Let’s inspect the first 10 articles to verify that we have succeeded in obtaining the data. Note that we’re applying cols (Janssens 2014 b) and cut (Ihnat, MacKenzie, and Meyering 2012) to the date column in order to leave out the time and timezone information in the table:

$ < fashion.csv cols -c date cut -dT -f1 | head | csvlook
|-------------+------------+-----------------------------------------|
|  date       | type       | title                                   |
|-------------+------------+-----------------------------------------|
|  2009-02-15 | multimedia | Michael Kors                            |
|  2009-02-20 | multimedia | Recap: Fall Fashion Week, New York      |
|  2009-09-17 | multimedia | UrbanEye: Backstage at Marc Jacobs      |
|  2009-02-16 | multimedia | Bill Cunningham on N.Y. Fashion Week    |
|  2009-02-12 | multimedia | Alexander Wang                          |
|  2009-09-17 | multimedia | Fashion Week Spring 2010                |
|  2009-09-11 | multimedia | Of Color | Diversity Beyond the Runway  |
|  2009-09-14 | multimedia | A Designer Reinvents Himself            |
|  2009-09-12 | multimedia | On the Street | Catwalk                 |
|-------------+------------+-----------------------------------------|

That seems to have worked! In order to gain any insight, we’d better visualize the data. Figure 1.3 contains a line graph created with R (R Foundation for Statistical Computing 2014), Rio (Janssens 2014 e), and ggplot2 (Wickham 2009).

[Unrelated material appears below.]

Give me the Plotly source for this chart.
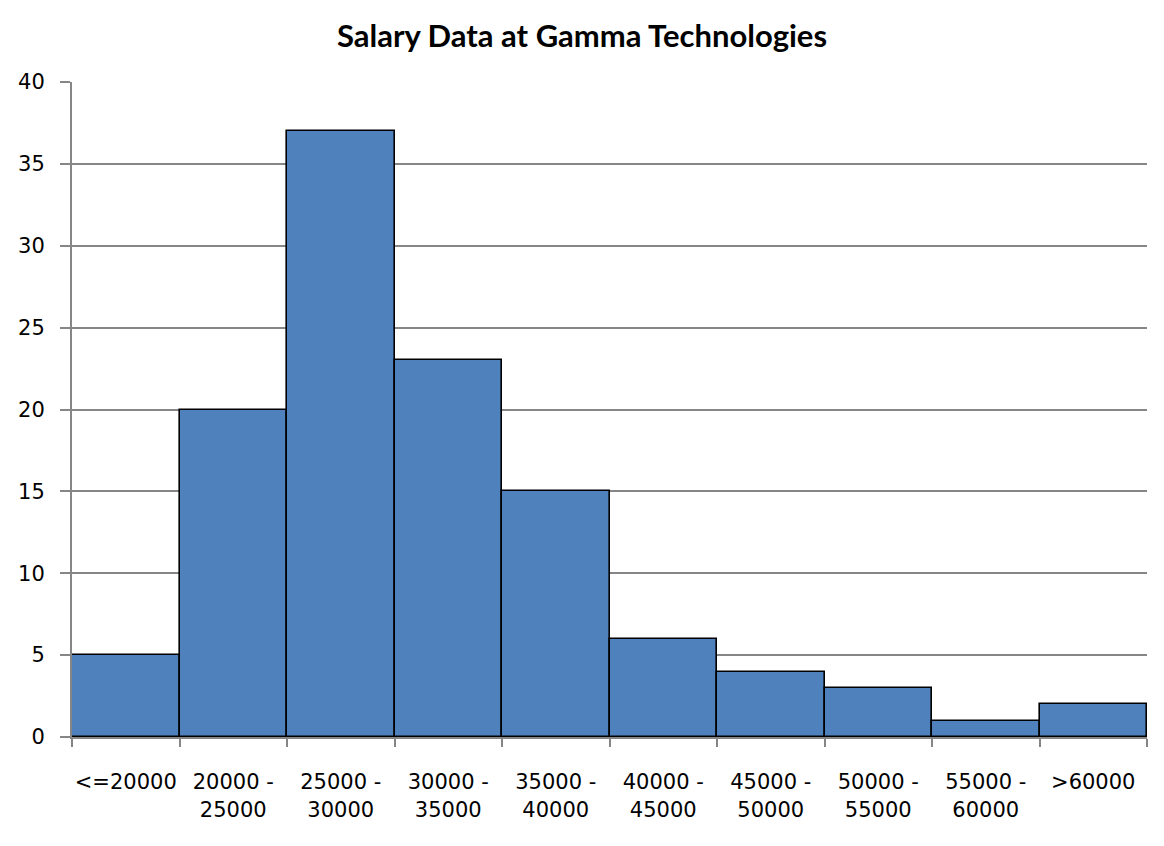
import plotly.graph_objects as go

categories = ["<=20000", "20000 -<br>25000", "25000 -<br>30000", "30000 -<br>35000",
              "35000 -<br>40000", "40000 -<br>45000", "45000 -<br>50000",
              "50000 -<br>55000", "55000 -<br>60000", ">60000"]
counts = [5, 20, 37, 23, 15, 6, 4, 3, 1, 2]
title_text = "Salary Data at Gamma Technologies"

fig = go.Figure(go.Bar(
    x=categories, y=counts,
    marker=dict(color="#4F81BD", line=dict(color="black", width=1.6)),
))

fig.update_layout(
    width=1164, height=846,
    paper_bgcolor="white", plot_bgcolor="white",
    margin=dict(l=72, r=17, t=82, b=109),
    bargap=0,
    showlegend=False,
    title=dict(text="<b>" + title_text + "</b>", x=0.5, xanchor="center",
               y=1 - 36 / 846, yanchor="middle",
               font=dict(family="Lato, Noto Sans, sans-serif", size=31, color="black")),
    font=dict(family="DejaVu Sans, Verdana, sans-serif", size=21, color="black"),
)

fig.update_xaxes(
    type="category", tickson="boundaries", tickangle=0, automargin=False,
    showline=True, linecolor="#868686", linewidth=2,
    ticks="outside", ticklen=8, tickcolor="#868686", tickwidth=1.5,
    showgrid=False, ticklabelstandoff=25,
    tickfont=dict(family="DejaVu Sans, Verdana, sans-serif", size=21, color="black"),
)
fig.update_yaxes(
    range=[0, 40], dtick=5, tick0=0, automargin=False,
    showline=True, linecolor="#868686", linewidth=2,
    ticks="outside", ticklen=10, tickcolor="#868686", tickwidth=1.5,
    showgrid=True, gridcolor="#868686", gridwidth=1.5,
    zeroline=False, ticklabelstandoff=11,
    tickfont=dict(family="DejaVu Sans, Verdana, sans-serif", size=21, color="black"),
)

fig.write_html("out.html")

$ < fashion.csv Rio -ge 'g + geom_freqpoly(aes(as.Date(date), color=type), '\
> 'binwidth=7) + scale_x_date() + labs(x="date", title="Coverage of New York'\
> ' Fashion Week in New York Times")' | display

Figure 1.3: Coverage of New York Fashion Week in the New York Times

By looking at the line graph we can infer that New York Fashion Week happens two times per year. And now we know when: once in February and once in September. Let’s hope that it’s going to be the same this year so that we can prepare ourselves! In any case, we hope that with this example, we’ve shown that The New York Times API is an interesting source of data. More importantly, we hope that we’ve convinced you that the command line can be a very powerful approach for doing data science.

In this section we’ve peeked at some important concepts and some exciting command-line tools. Don’t worry if some things don’t make sense yet. Most of the concepts will be discussed in Chapter 2, and in the subsequent chapters we’ll go into more detail for all the command-line tools used in this section.